**WRITTEN INSTRUCTION:** For the copy, please give all of the data again exactly and leave the pictures out.
..............................
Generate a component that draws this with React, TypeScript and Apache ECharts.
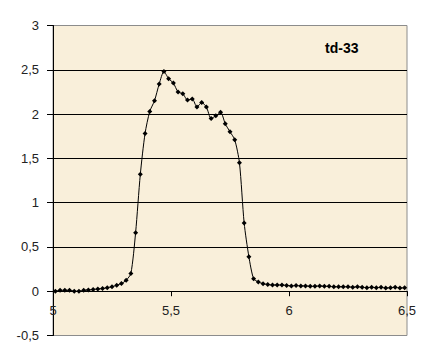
import React, { useEffect, useRef } from "react";
import * as echarts from "echarts";

const title = "td-33";

const xValues = [
  5.01, 5.03, 5.05, 5.07, 5.09, 5.11, 5.13, 5.15, 5.17, 5.19,
  5.21, 5.23, 5.25, 5.27, 5.29, 5.31, 5.33, 5.35, 5.37, 5.39,
  5.41, 5.43, 5.45, 5.47, 5.49, 5.51, 5.53, 5.55, 5.57, 5.59,
  5.61, 5.63, 5.65, 5.67, 5.69, 5.71, 5.73, 5.75, 5.77, 5.79,
  5.81, 5.83, 5.85, 5.87, 5.89, 5.91, 5.93, 5.95, 5.97, 5.99,
  6.01, 6.03, 6.05, 6.07, 6.09, 6.11, 6.13, 6.15, 6.17, 6.19,
  6.21, 6.23, 6.25, 6.27, 6.29, 6.31, 6.33, 6.35, 6.37, 6.39,
  6.41, 6.43, 6.45, 6.47, 6.49,
];

const yValues = [
  0.0, 0.01, 0.01, 0.01, 0.0, 0.0, 0.01, 0.015, 0.02, 0.025,
  0.03, 0.04, 0.05, 0.068, 0.086, 0.124, 0.2, 0.66, 1.32, 1.78,
  2.03, 2.15, 2.34, 2.48, 2.4, 2.35, 2.25, 2.23, 2.16, 2.17,
  2.08, 2.13, 2.08, 1.95, 1.98, 2.02, 1.89, 1.8, 1.71, 1.45,
  0.77, 0.39, 0.14, 0.105, 0.085, 0.075, 0.07, 0.07, 0.07, 0.065,
  0.06, 0.065, 0.06, 0.06, 0.055, 0.055, 0.06, 0.055, 0.055, 0.05,
  0.05, 0.05, 0.05, 0.045, 0.05, 0.045, 0.04, 0.045, 0.04, 0.045,
  0.035, 0.04, 0.045, 0.035, 0.04,
];

const yMin = -0.5;
const yMax = 3;
const fmt = (v: number) => String(v).replace(".", ",");

export default function App() {
  const ref = useRef<HTMLDivElement>(null);
  useEffect(() => {
    if (!ref.current) return;
    const chart = echarts.init(ref.current, undefined, { renderer: "svg" });
    const font = "Liberation Sans, Arial, sans-serif";
    const gridTop = 25.5;
    const gridBottom = 27.5;
    const plotH = 363 - gridTop - gridBottom;
    const zeroOffset = -((0 - yMin) / (yMax - yMin)) * plotH;
    chart.setOption({
      animation: false,
      backgroundColor: "#ffffff",
      graphic: [
        {
          type: "text",
          left: 325,
          top: 41,
          style: {
            text: title,
            font: `bold 14px ${font}`,
            fill: "#000",
          },
          z: 100,
        },
      ],
      grid: [
        {
          left: 53,
          right: 26,
          top: gridTop,
          bottom: gridBottom,
          show: true,
          backgroundColor: "#F9EFDA",
          borderColor: "#8c8c8c",
          borderWidth: 1,
        },
        {
          left: 3.5,
          right: 5.5,
          top: 5.5,
          bottom: 5.5,
          show: true,
          backgroundColor: "transparent",
          borderColor: "#000",
          borderWidth: 1,
        },
      ],
      xAxis: [
        {
          type: "value",
          gridIndex: 0,
          min: 5,
          max: 6.5,
          interval: 0.5,
          offset: zeroOffset,
          axisLine: { show: true, onZero: false, lineStyle: { color: "#000", width: 1 } },
          axisTick: { show: true, length: 5, lineStyle: { color: "#000" } },
          axisLabel: {
            margin: 13,
            color: "#222",
            fontFamily: font,
            fontSize: 13,
            formatter: (v: number) => fmt(v),
          },
          splitLine: { show: false },
        },
        { type: "value", gridIndex: 1, show: false },
      ],
      yAxis: [
        {
          type: "value",
          gridIndex: 0,
          min: yMin,
          max: yMax,
          interval: 0.5,
          axisLine: { show: true, onZero: false, lineStyle: { color: "#000", width: 1 } },
          axisTick: { show: true, length: 6, lineStyle: { color: "#000" } },
          axisLabel: {
            margin: 14,
            color: "#222",
            fontFamily: font,
            fontSize: 13,
            formatter: (v: number) => fmt(v),
          },
          splitLine: {
            show: true,
            showMinLine: false,
            showMaxLine: false,
            lineStyle: { color: "#000", width: 1 },
          },
        },
        { type: "value", gridIndex: 1, show: false },
      ],
      series: [
        {
          type: "line",
          xAxisIndex: 0,
          yAxisIndex: 0,
          data: xValues.map((x, i) => [x, yValues[i]]),
          smooth: 0.25,
          symbol: "diamond",
          symbolSize: 5,
          showSymbol: true,
          itemStyle: { color: "#000" },
          lineStyle: { color: "#000", width: 1 },
        },
      ],
    });
    return () => chart.dispose();
  }, []);
  return <div ref={ref} style={{ width: 433, height: 363, margin: -8 }} />;
}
..............................
**EXERCISE OUTPUT:**
Generate a component that draws this with React, TypeScript and Apache ECharts.
import React, { useEffect, useRef } from "react";
import * as echarts from "echarts";

const title = "td-33";

const xValues = [
  5.01, 5.03, 5.05, 5.07, 5.09, 5.11, 5.13, 5.15, 5.17, 5.19,
  5.21, 5.23, 5.25, 5.27, 5.29, 5.31, 5.33, 5.35, 5.37, 5.39,
  5.41, 5.43, 5.45, 5.47, 5.49, 5.51, 5.53, 5.55, 5.57, 5.59,
  5.61, 5.63, 5.65, 5.67, 5.69, 5.71, 5.73, 5.75, 5.77, 5.79,
  5.81, 5.83, 5.85, 5.87, 5.89, 5.91, 5.93, 5.95, 5.97, 5.99,
  6.01, 6.03, 6.05, 6.07, 6.09, 6.11, 6.13, 6.15, 6.17, 6.19,
  6.21, 6.23, 6.25, 6.27, 6.29, 6.31, 6.33, 6.35, 6.37, 6.39,
  6.41, 6.43, 6.45, 6.47, 6.49,
];

const yValues = [
  0.0, 0.01, 0.01, 0.01, 0.0, 0.0, 0.01, 0.015, 0.02, 0.025,
  0.03, 0.04, 0.05, 0.068, 0.086, 0.124, 0.2, 0.66, 1.32, 1.78,
  2.03, 2.15, 2.34, 2.48, 2.4, 2.35, 2.25, 2.23, 2.16, 2.17,
  2.08, 2.13, 2.08, 1.95, 1.98, 2.02, 1.89, 1.8, 1.71, 1.45,
  0.77, 0.39, 0.14, 0.105, 0.085, 0.075, 0.07, 0.07, 0.07, 0.065,
  0.06, 0.065, 0.06, 0.06, 0.055, 0.055, 0.06, 0.055, 0.055, 0.05,
  0.05, 0.05, 0.05, 0.045, 0.05, 0.045, 0.04, 0.045, 0.04, 0.045,
  0.035, 0.04, 0.045, 0.035, 0.04,
];

const yMin = -0.5;
const yMax = 3;
const fmt = (v: number) => String(v).replace(".", ",");

export default function App() {
  const ref = useRef<HTMLDivElement>(null);
  useEffect(() => {
    if (!ref.current) return;
    const chart = echarts.init(ref.current, undefined, { renderer: "svg" });
    const font = "Liberation Sans, Arial, sans-serif";
    const gridTop = 25.5;
    const gridBottom = 27.5;
    const plotH = 363 - gridTop - gridBottom;
    const zeroOffset = -((0 - yMin) / (yMax - yMin)) * plotH;
    chart.setOption({
      animation: false,
      backgroundColor: "#ffffff",
      graphic: [
        {
          type: "text",
          left: 325,
          top: 41,
          style: {
            text: title,
            font: `bold 14px ${font}`,
            fill: "#000",
          },
          z: 100,
        },
      ],
      grid: [
        {
          left: 53,
          right: 26,
          top: gridTop,
          bottom: gridBottom,
          show: true,
          backgroundColor: "#F9EFDA",
          borderColor: "#8c8c8c",
          borderWidth: 1,
        },
        {
          left: 3.5,
          right: 5.5,
          top: 5.5,
          bottom: 5.5,
          show: true,
          backgroundColor: "transparent",
          borderColor: "#000",
          borderWidth: 1,
        },
      ],
      xAxis: [
        {
          type: "value",
          gridIndex: 0,
          min: 5,
          max: 6.5,
          interval: 0.5,
          offset: zeroOffset,
          axisLine: { show: true, onZero: false, lineStyle: { color: "#000", width: 1 } },
          axisTick: { show: true, length: 5, lineStyle: { color: "#000" } },
          axisLabel: {
            margin: 13,
            color: "#222",
            fontFamily: font,
            fontSize: 13,
            formatter: (v: number) => fmt(v),
          },
          splitLine: { show: false },
        },
        { type: "value", gridIndex: 1, show: false },
      ],
      yAxis: [
        {
          type: "value",
          gridIndex: 0,
          min: yMin,
          max: yMax,
          interval: 0.5,
          axisLine: { show: true, onZero: false, lineStyle: { color: "#000", width: 1 } },
          axisTick: { show: true, length: 6, lineStyle: { color: "#000" } },
          axisLabel: {
            margin: 14,
            color: "#222",
            fontFamily: font,
            fontSize: 13,
            formatter: (v: number) => fmt(v),
          },
          splitLine: {
            show: true,
            showMinLine: false,
            showMaxLine: false,
            lineStyle: { color: "#000", width: 1 },
          },
        },
        { type: "value", gridIndex: 1, show: false },
      ],
      series: [
        {
          type: "line",
          xAxisIndex: 0,
          yAxisIndex: 0,
          data: xValues.map((x, i) => [x, yValues[i]]),
          smooth: 0.25,
          symbol: "diamond",
          symbolSize: 5,
          showSymbol: true,
          itemStyle: { color: "#000" },
          lineStyle: { color: "#000", width: 1 },
        },
      ],
    });
    return () => chart.dispose();
  }, []);
  return <div ref={ref} style={{ width: 433, height: 363, margin: -8 }} />;
}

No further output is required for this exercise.